> **AVAILABLE DATA**:
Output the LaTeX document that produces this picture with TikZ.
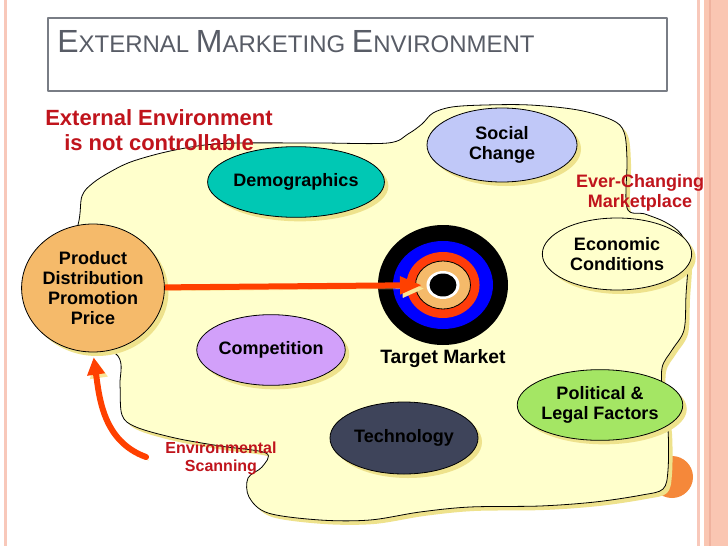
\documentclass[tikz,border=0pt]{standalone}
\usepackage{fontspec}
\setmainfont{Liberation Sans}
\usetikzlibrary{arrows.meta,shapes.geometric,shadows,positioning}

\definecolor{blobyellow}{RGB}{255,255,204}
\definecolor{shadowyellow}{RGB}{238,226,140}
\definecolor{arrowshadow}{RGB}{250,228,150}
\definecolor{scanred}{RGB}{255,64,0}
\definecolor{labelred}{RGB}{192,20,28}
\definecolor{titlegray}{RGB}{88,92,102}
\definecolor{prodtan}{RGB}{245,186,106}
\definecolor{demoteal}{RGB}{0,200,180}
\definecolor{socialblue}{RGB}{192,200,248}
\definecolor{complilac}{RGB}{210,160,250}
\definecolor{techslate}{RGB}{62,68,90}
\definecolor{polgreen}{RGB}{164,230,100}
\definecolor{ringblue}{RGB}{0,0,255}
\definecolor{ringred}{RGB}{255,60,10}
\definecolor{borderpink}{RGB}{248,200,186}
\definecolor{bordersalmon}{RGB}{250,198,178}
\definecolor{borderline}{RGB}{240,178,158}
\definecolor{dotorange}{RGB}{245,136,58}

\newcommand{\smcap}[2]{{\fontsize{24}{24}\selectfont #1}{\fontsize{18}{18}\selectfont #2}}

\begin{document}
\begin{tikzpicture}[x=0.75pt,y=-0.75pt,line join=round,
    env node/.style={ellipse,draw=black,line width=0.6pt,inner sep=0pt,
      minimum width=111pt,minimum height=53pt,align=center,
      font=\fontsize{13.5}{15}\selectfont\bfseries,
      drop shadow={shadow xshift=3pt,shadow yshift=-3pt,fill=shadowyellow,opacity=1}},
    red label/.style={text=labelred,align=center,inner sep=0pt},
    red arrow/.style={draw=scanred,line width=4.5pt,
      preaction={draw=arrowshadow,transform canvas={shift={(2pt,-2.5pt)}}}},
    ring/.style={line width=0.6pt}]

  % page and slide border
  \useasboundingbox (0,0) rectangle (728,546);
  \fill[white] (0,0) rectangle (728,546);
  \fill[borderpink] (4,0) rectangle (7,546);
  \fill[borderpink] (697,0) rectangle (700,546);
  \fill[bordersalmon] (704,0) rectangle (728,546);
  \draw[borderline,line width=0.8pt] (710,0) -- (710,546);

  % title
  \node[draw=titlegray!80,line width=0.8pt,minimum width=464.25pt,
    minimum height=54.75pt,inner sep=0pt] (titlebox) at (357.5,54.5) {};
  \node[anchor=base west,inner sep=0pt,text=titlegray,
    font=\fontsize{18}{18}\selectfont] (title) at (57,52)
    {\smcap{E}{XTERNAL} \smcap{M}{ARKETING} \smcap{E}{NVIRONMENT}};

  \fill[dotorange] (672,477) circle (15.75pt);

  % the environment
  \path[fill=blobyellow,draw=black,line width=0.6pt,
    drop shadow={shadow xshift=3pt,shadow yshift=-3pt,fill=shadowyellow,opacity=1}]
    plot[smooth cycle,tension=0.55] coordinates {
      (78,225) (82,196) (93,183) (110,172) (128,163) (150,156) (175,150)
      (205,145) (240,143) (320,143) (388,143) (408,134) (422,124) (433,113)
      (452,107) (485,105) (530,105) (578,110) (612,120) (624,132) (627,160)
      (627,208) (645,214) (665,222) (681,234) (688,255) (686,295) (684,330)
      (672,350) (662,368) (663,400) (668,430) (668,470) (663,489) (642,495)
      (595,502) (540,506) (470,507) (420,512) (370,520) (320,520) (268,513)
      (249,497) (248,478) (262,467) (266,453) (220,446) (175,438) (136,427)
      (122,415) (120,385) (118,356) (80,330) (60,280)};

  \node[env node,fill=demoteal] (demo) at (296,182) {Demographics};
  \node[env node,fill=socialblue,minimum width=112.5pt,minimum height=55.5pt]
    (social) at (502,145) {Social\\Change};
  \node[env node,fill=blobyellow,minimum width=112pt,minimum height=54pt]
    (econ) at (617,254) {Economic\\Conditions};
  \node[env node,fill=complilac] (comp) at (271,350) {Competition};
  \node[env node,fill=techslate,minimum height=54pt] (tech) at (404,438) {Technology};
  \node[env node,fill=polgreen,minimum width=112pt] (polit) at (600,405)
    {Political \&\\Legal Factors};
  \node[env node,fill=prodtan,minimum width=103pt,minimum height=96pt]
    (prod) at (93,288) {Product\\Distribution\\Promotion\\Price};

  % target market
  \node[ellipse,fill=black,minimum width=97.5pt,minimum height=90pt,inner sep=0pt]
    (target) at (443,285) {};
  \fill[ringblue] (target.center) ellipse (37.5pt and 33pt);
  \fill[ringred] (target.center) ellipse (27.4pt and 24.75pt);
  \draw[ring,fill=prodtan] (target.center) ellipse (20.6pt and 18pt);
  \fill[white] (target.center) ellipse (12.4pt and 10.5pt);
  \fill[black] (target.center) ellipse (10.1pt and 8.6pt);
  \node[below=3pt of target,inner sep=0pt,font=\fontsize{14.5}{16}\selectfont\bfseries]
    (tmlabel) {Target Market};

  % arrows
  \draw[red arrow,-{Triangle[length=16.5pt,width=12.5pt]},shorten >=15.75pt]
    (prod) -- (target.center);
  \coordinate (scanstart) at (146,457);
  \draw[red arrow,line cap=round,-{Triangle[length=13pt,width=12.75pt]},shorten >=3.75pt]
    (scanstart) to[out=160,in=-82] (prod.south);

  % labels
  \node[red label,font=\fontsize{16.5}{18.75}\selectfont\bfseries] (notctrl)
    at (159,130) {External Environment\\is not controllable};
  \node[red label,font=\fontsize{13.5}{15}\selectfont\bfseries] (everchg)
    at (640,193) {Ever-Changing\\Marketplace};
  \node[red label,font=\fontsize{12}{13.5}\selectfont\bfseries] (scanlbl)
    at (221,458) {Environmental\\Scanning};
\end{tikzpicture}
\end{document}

> **WRITTEN REQUEST**:
Output the data exactly. Pictures don't belong in the result.

> **COMPLETE ANSWER**:
Output the LaTeX document that produces this picture with TikZ.
\documentclass[tikz,border=0pt]{standalone}
\usepackage{fontspec}
\setmainfont{Liberation Sans}
\usetikzlibrary{arrows.meta,shapes.geometric,shadows,positioning}

\definecolor{blobyellow}{RGB}{255,255,204}
\definecolor{shadowyellow}{RGB}{238,226,140}
\definecolor{arrowshadow}{RGB}{250,228,150}
\definecolor{scanred}{RGB}{255,64,0}
\definecolor{labelred}{RGB}{192,20,28}
\definecolor{titlegray}{RGB}{88,92,102}
\definecolor{prodtan}{RGB}{245,186,106}
\definecolor{demoteal}{RGB}{0,200,180}
\definecolor{socialblue}{RGB}{192,200,248}
\definecolor{complilac}{RGB}{210,160,250}
\definecolor{techslate}{RGB}{62,68,90}
\definecolor{polgreen}{RGB}{164,230,100}
\definecolor{ringblue}{RGB}{0,0,255}
\definecolor{ringred}{RGB}{255,60,10}
\definecolor{borderpink}{RGB}{248,200,186}
\definecolor{bordersalmon}{RGB}{250,198,178}
\definecolor{borderline}{RGB}{240,178,158}
\definecolor{dotorange}{RGB}{245,136,58}

\newcommand{\smcap}[2]{{\fontsize{24}{24}\selectfont #1}{\fontsize{18}{18}\selectfont #2}}

\begin{document}
\begin{tikzpicture}[x=0.75pt,y=-0.75pt,line join=round,
    env node/.style={ellipse,draw=black,line width=0.6pt,inner sep=0pt,
      minimum width=111pt,minimum height=53pt,align=center,
      font=\fontsize{13.5}{15}\selectfont\bfseries,
      drop shadow={shadow xshift=3pt,shadow yshift=-3pt,fill=shadowyellow,opacity=1}},
    red label/.style={text=labelred,align=center,inner sep=0pt},
    red arrow/.style={draw=scanred,line width=4.5pt,
      preaction={draw=arrowshadow,transform canvas={shift={(2pt,-2.5pt)}}}},
    ring/.style={line width=0.6pt}]

  % page and slide border
  \useasboundingbox (0,0) rectangle (728,546);
  \fill[white] (0,0) rectangle (728,546);
  \fill[borderpink] (4,0) rectangle (7,546);
  \fill[borderpink] (697,0) rectangle (700,546);
  \fill[bordersalmon] (704,0) rectangle (728,546);
  \draw[borderline,line width=0.8pt] (710,0) -- (710,546);

  % title
  \node[draw=titlegray!80,line width=0.8pt,minimum width=464.25pt,
    minimum height=54.75pt,inner sep=0pt] (titlebox) at (357.5,54.5) {};
  \node[anchor=base west,inner sep=0pt,text=titlegray,
    font=\fontsize{18}{18}\selectfont] (title) at (57,52)
    {\smcap{E}{XTERNAL} \smcap{M}{ARKETING} \smcap{E}{NVIRONMENT}};

  \fill[dotorange] (672,477) circle (15.75pt);

  % the environment
  \path[fill=blobyellow,draw=black,line width=0.6pt,
    drop shadow={shadow xshift=3pt,shadow yshift=-3pt,fill=shadowyellow,opacity=1}]
    plot[smooth cycle,tension=0.55] coordinates {
      (78,225) (82,196) (93,183) (110,172) (128,163) (150,156) (175,150)
      (205,145) (240,143) (320,143) (388,143) (408,134) (422,124) (433,113)
      (452,107) (485,105) (530,105) (578,110) (612,120) (624,132) (627,160)
      (627,208) (645,214) (665,222) (681,234) (688,255) (686,295) (684,330)
      (672,350) (662,368) (663,400) (668,430) (668,470) (663,489) (642,495)
      (595,502) (540,506) (470,507) (420,512) (370,520) (320,520) (268,513)
      (249,497) (248,478) (262,467) (266,453) (220,446) (175,438) (136,427)
      (122,415) (120,385) (118,356) (80,330) (60,280)};

  \node[env node,fill=demoteal] (demo) at (296,182) {Demographics};
  \node[env node,fill=socialblue,minimum width=112.5pt,minimum height=55.5pt]
    (social) at (502,145) {Social\\Change};
  \node[env node,fill=blobyellow,minimum width=112pt,minimum height=54pt]
    (econ) at (617,254) {Economic\\Conditions};
  \node[env node,fill=complilac] (comp) at (271,350) {Competition};
  \node[env node,fill=techslate,minimum height=54pt] (tech) at (404,438) {Technology};
  \node[env node,fill=polgreen,minimum width=112pt] (polit) at (600,405)
    {Political \&\\Legal Factors};
  \node[env node,fill=prodtan,minimum width=103pt,minimum height=96pt]
    (prod) at (93,288) {Product\\Distribution\\Promotion\\Price};

  % target market
  \node[ellipse,fill=black,minimum width=97.5pt,minimum height=90pt,inner sep=0pt]
    (target) at (443,285) {};
  \fill[ringblue] (target.center) ellipse (37.5pt and 33pt);
  \fill[ringred] (target.center) ellipse (27.4pt and 24.75pt);
  \draw[ring,fill=prodtan] (target.center) ellipse (20.6pt and 18pt);
  \fill[white] (target.center) ellipse (12.4pt and 10.5pt);
  \fill[black] (target.center) ellipse (10.1pt and 8.6pt);
  \node[below=3pt of target,inner sep=0pt,font=\fontsize{14.5}{16}\selectfont\bfseries]
    (tmlabel) {Target Market};

  % arrows
  \draw[red arrow,-{Triangle[length=16.5pt,width=12.5pt]},shorten >=15.75pt]
    (prod) -- (target.center);
  \coordinate (scanstart) at (146,457);
  \draw[red arrow,line cap=round,-{Triangle[length=13pt,width=12.75pt]},shorten >=3.75pt]
    (scanstart) to[out=160,in=-82] (prod.south);

  % labels
  \node[red label,font=\fontsize{16.5}{18.75}\selectfont\bfseries] (notctrl)
    at (159,130) {External Environment\\is not controllable};
  \node[red label,font=\fontsize{13.5}{15}\selectfont\bfseries] (everchg)
    at (640,193) {Ever-Changing\\Marketplace};
  \node[red label,font=\fontsize{12}{13.5}\selectfont\bfseries] (scanlbl)
    at (221,458) {Environmental\\Scanning};
\end{tikzpicture}
\end{document}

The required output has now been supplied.